What is the count of lines that hold the word "with"? Give only the number.

== INFORMATION SUPPLIED ==

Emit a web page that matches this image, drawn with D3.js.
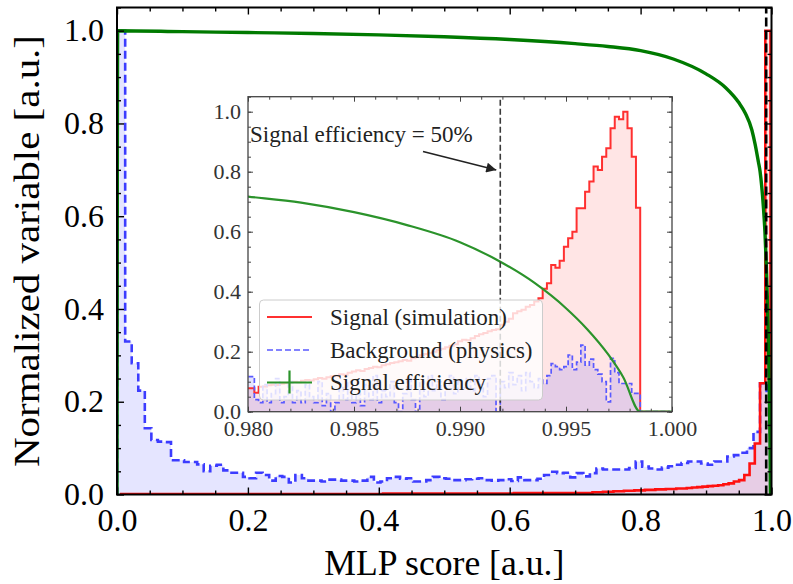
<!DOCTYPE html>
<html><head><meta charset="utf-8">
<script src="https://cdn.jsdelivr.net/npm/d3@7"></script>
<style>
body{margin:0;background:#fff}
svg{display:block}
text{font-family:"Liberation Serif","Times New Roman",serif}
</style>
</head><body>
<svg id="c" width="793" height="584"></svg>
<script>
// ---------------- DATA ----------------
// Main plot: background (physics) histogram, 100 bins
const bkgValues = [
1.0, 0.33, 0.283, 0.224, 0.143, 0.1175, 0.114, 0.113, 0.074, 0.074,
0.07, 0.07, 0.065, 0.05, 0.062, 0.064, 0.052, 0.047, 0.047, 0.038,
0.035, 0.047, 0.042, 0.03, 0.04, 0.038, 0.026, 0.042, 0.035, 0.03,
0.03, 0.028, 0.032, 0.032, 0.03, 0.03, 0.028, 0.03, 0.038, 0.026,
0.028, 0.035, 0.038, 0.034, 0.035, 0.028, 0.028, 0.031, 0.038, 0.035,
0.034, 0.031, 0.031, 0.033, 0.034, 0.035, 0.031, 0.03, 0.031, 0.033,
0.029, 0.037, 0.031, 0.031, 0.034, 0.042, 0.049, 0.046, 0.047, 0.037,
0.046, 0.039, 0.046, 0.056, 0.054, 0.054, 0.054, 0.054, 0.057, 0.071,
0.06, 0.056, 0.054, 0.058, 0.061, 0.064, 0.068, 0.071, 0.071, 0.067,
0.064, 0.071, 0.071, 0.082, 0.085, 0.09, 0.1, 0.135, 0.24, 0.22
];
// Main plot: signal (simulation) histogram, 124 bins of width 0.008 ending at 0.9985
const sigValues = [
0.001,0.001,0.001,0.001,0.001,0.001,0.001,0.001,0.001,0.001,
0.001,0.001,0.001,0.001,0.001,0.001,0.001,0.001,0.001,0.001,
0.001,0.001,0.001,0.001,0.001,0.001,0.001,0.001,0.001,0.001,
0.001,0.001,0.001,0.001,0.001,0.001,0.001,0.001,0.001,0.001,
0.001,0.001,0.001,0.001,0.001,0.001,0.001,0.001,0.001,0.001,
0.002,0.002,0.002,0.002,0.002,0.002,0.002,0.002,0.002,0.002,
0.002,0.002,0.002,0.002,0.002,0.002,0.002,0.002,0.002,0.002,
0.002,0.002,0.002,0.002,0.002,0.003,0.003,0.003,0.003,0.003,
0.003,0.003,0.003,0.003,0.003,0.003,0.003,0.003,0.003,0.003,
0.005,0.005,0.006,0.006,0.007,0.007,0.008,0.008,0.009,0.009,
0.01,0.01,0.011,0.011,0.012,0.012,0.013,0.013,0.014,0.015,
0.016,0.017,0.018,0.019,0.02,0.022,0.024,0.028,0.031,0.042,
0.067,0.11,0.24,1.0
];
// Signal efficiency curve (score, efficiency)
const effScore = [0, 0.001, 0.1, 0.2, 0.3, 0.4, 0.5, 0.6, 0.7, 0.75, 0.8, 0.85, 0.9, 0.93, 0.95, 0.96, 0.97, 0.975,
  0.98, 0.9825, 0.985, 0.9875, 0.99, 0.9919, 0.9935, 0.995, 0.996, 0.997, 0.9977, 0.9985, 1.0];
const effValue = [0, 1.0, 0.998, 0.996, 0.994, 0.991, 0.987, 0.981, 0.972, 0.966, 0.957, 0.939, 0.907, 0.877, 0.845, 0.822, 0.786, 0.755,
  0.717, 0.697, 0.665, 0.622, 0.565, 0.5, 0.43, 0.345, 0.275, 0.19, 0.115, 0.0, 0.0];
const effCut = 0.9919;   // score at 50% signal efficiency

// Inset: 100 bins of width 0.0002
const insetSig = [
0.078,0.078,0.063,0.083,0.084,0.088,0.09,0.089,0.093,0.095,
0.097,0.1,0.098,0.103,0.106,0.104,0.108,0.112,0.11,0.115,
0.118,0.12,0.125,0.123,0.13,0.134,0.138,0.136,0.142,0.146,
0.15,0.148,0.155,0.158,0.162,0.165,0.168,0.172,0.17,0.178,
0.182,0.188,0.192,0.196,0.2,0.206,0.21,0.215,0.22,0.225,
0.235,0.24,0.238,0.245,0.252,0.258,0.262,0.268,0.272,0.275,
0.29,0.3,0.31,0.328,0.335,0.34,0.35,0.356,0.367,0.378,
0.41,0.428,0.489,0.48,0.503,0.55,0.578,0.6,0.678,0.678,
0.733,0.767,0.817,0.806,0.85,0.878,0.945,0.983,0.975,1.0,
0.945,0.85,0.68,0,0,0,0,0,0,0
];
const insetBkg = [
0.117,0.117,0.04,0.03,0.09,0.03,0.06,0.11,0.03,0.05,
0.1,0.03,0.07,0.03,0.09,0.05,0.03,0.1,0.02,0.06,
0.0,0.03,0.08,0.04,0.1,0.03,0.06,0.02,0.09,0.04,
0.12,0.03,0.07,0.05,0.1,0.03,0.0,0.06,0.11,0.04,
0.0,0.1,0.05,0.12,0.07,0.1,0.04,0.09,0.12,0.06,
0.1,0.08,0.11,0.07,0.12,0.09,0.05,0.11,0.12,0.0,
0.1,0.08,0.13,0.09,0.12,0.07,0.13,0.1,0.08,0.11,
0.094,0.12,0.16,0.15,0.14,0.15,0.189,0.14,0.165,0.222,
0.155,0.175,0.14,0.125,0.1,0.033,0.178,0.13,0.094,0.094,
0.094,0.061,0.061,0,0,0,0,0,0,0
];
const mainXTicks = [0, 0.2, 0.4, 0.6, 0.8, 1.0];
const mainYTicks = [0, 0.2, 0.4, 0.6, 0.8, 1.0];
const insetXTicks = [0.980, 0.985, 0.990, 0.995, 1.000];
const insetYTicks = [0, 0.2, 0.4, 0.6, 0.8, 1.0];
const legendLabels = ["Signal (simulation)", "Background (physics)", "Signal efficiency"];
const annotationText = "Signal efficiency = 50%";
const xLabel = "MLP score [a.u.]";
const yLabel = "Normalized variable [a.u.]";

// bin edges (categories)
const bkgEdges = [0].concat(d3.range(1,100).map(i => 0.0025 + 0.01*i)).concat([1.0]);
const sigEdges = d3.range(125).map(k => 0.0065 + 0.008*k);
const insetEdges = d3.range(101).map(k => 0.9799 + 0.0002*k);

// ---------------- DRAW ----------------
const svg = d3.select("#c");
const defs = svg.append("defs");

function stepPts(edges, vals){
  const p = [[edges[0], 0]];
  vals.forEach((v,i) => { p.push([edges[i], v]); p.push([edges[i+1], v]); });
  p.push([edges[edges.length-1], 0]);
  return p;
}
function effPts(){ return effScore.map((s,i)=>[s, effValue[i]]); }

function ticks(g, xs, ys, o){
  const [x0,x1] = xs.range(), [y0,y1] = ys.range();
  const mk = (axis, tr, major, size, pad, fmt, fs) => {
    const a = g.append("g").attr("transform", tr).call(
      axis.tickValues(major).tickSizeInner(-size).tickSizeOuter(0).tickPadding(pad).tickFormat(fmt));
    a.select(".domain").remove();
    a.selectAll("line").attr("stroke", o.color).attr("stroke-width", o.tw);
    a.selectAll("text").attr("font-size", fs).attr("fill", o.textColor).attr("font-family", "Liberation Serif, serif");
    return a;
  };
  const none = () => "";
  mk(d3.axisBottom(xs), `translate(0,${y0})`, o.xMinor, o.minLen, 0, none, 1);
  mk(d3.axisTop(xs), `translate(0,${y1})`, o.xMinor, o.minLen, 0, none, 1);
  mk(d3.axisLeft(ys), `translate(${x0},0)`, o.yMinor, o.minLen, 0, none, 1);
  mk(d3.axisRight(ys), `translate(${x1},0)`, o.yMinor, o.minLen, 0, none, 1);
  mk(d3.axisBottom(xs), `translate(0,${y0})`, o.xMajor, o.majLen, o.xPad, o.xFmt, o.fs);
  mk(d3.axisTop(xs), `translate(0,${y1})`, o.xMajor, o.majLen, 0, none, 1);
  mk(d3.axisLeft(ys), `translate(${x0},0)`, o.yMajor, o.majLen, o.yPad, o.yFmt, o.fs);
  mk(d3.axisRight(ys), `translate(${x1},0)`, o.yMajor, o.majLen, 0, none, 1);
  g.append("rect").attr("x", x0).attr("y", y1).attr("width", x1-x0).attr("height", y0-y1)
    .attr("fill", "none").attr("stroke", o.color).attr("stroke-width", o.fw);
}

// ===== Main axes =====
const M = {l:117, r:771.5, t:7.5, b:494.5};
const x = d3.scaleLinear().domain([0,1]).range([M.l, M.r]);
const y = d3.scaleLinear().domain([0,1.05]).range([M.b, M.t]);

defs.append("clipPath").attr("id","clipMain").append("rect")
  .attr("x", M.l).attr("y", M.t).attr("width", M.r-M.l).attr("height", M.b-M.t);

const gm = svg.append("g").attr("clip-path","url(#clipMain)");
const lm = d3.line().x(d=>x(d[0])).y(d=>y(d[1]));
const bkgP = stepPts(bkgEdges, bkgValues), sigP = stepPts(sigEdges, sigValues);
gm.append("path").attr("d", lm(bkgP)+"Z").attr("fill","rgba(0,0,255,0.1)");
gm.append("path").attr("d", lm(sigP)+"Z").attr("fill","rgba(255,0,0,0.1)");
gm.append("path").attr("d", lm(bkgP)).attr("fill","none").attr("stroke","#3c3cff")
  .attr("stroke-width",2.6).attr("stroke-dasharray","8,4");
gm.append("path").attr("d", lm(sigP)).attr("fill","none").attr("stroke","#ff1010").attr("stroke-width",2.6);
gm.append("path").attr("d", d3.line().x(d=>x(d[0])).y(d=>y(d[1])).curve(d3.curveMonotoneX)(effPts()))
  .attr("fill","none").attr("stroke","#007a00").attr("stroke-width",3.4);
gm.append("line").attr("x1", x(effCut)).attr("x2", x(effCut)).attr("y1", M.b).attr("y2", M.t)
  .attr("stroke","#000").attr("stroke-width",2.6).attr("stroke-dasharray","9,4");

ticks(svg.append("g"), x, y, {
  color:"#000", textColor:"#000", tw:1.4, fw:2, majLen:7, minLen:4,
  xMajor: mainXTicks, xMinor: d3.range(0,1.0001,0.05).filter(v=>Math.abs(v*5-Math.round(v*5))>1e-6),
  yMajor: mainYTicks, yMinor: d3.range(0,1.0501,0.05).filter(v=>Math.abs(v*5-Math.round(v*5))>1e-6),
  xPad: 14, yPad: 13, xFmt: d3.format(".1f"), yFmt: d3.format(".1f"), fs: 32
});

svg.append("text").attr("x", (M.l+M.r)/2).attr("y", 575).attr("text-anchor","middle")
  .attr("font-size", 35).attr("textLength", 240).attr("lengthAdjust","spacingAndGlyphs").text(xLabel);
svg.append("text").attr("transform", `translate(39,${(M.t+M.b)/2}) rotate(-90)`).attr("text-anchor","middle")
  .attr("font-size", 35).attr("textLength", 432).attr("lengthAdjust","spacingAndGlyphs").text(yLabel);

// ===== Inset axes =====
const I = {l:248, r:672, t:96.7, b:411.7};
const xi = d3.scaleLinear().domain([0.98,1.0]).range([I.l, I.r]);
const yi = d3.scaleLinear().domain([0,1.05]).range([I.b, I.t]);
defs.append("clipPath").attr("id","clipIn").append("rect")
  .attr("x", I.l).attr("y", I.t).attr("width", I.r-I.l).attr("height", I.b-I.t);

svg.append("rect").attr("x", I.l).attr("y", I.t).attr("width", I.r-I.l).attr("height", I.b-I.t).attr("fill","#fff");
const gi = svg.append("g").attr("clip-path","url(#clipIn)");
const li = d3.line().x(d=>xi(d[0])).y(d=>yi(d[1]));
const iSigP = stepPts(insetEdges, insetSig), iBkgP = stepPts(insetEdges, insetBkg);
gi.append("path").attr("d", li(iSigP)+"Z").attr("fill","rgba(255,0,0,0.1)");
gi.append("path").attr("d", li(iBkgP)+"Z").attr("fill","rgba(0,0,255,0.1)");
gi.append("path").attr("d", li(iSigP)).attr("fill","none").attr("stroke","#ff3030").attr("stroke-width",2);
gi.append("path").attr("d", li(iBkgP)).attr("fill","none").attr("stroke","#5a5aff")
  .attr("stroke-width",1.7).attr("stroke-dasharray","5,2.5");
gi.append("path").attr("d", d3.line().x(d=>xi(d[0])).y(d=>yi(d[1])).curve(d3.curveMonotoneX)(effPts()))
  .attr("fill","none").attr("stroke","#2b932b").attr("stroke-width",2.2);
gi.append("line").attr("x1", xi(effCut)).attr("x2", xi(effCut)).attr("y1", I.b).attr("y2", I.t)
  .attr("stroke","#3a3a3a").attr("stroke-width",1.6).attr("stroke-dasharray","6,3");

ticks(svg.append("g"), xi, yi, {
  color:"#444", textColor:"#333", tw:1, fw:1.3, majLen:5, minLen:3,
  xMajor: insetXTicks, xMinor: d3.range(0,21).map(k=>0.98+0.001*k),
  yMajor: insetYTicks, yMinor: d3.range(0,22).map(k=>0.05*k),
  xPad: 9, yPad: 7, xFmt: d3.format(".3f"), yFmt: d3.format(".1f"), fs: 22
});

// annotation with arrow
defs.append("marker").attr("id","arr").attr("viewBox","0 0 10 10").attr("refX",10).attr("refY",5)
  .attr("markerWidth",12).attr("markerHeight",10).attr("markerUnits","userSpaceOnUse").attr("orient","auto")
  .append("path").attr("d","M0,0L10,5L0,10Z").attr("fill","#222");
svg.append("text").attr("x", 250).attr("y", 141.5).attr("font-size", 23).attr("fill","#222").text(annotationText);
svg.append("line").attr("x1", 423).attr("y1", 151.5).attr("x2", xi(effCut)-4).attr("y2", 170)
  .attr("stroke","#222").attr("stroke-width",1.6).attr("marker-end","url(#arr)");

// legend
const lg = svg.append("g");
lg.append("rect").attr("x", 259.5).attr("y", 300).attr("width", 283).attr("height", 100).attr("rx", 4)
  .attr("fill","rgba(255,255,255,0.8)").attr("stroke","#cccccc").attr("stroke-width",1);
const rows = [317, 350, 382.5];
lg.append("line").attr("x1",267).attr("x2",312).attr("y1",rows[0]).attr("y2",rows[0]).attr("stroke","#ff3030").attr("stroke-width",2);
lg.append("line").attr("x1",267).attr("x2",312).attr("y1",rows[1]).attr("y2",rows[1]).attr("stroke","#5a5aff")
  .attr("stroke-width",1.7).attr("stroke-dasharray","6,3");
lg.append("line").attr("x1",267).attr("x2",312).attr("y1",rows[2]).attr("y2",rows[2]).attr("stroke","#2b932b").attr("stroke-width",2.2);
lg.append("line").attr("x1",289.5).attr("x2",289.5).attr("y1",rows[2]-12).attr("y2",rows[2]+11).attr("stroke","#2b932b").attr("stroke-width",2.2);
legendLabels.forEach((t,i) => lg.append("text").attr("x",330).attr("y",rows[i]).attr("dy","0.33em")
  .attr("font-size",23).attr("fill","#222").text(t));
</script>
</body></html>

===

- **TASK ANSWER**
2